The business model of SP Apparels, which is engaged in manufacturing and exporting of knitted garments for kids, is similar to that of its listed peer Kitex Garments. While the revenues of both companies are more or less similar, there is a huge difference in their margin profiles. In FY16, for instance, SP Apparel’s earnings before interest, taxes, depreciation and amortization (Ebitda) and net profit margins stood at 16.8 per cent and 6.5 per cent, respectively – less than half of Kitex Garments figures which stood at 34.1 per cent and 20.5 per cent.

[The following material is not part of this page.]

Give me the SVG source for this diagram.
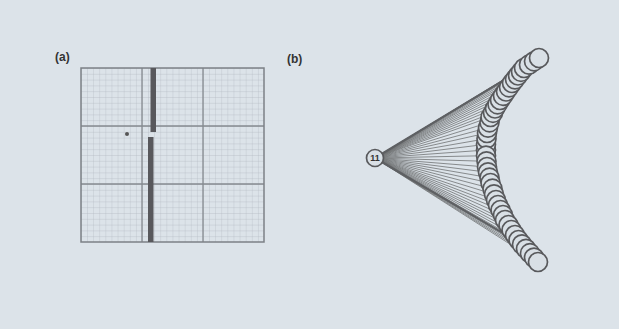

The margins of the two companies are expected to expand going forward, as they reduce the debt on their books. So, although SP Apparels` own margins might improve on the back of lower debt and consequent savings in interest costs, they could take some time to catch up with that of Kitex Garments.

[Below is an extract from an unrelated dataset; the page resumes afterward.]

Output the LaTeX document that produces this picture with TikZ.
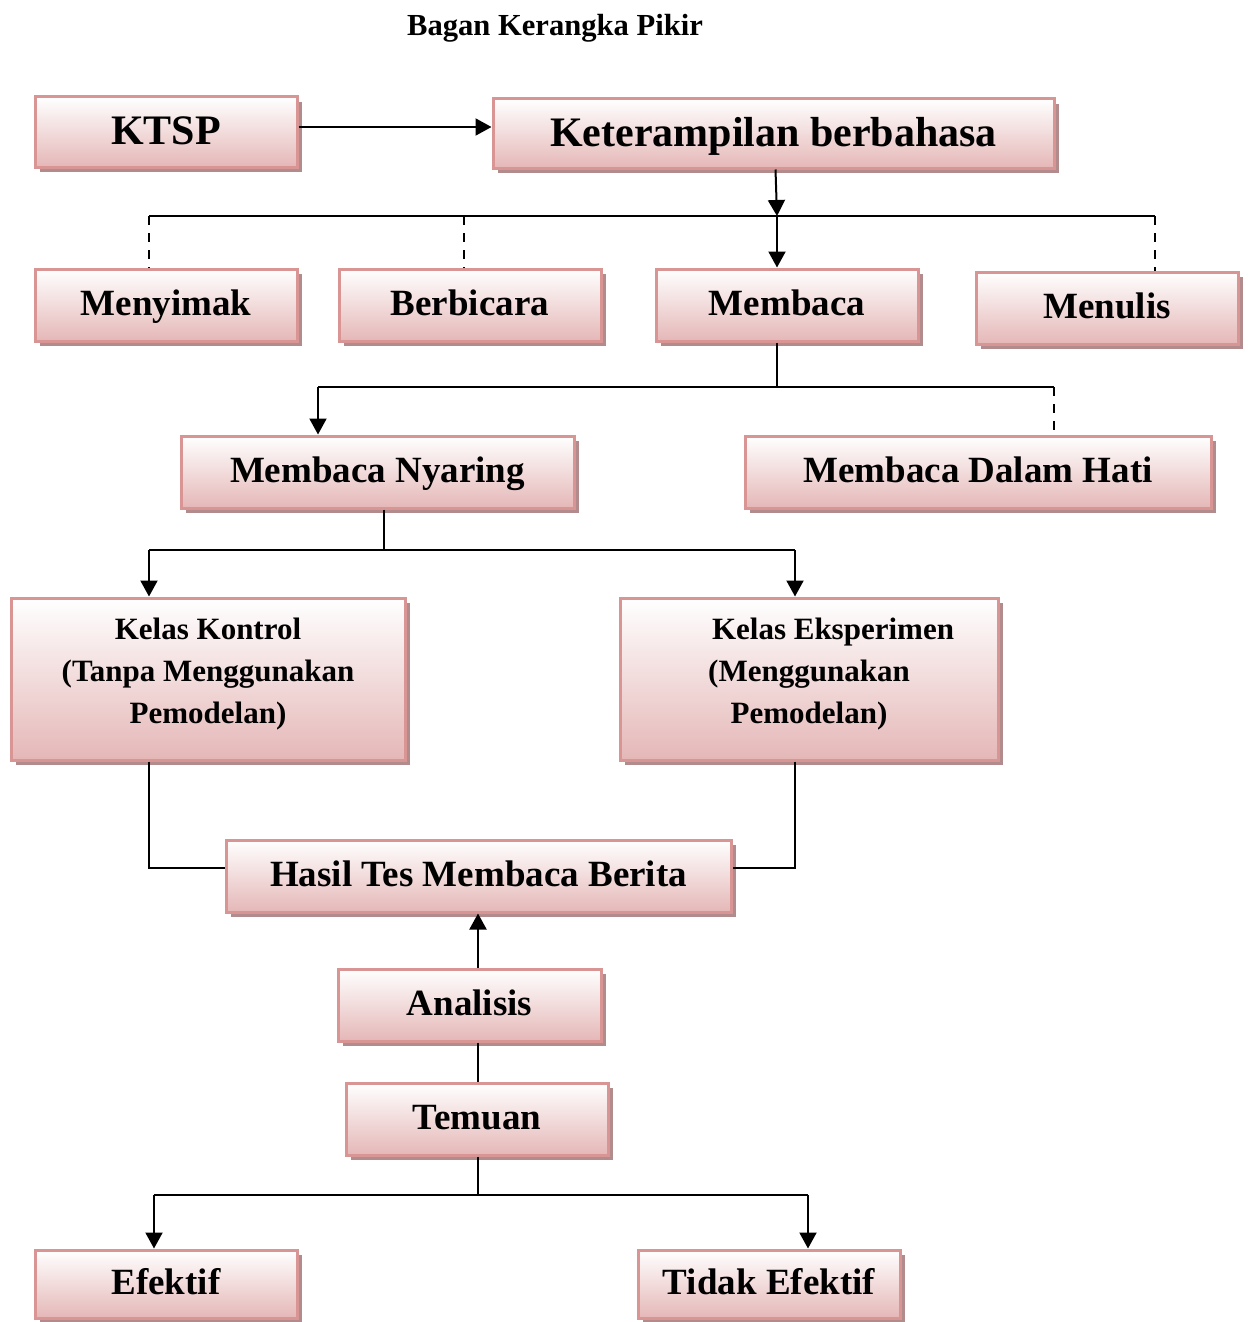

In this backdrop, SP Apparel’s initial public offering valuations are not cheap. Assuming a good 35 per cent growth in its net profit in FY17, the issue is priced at 14.5 to 14.9 times FY17 estimated earnings on a post-issue basis – in line with Kitex Garment’s current valuations of 15 times FY17 estimated earnings. The multiple, though, shrinks to 13.1 to 13.4 times if we assume a higher earnings growth of 50 per cent in FY17 for SP Apparels. However, the company’s earnings growth has been rather lumpy in the past three years and, hence, it is difficult to predict (high profit growth is also aided by a very low base). The higher margins have also led to superior return ratios for Kitex Garments, which posted return on equity of 35.5 per cent in FY16. This metric stood at 29.4 per cent for SP Apparels in FY16. With higher dependence on exports, SP Apparels` prospects are closely linked to growth in developed markets, particularly Europe.
Continued relationship with its five key clients – Tesco International, Primark Stores, Mothercare UK, ASDA Stores (owned by Walmart), and Dunnes Stores – is a key strength of the company.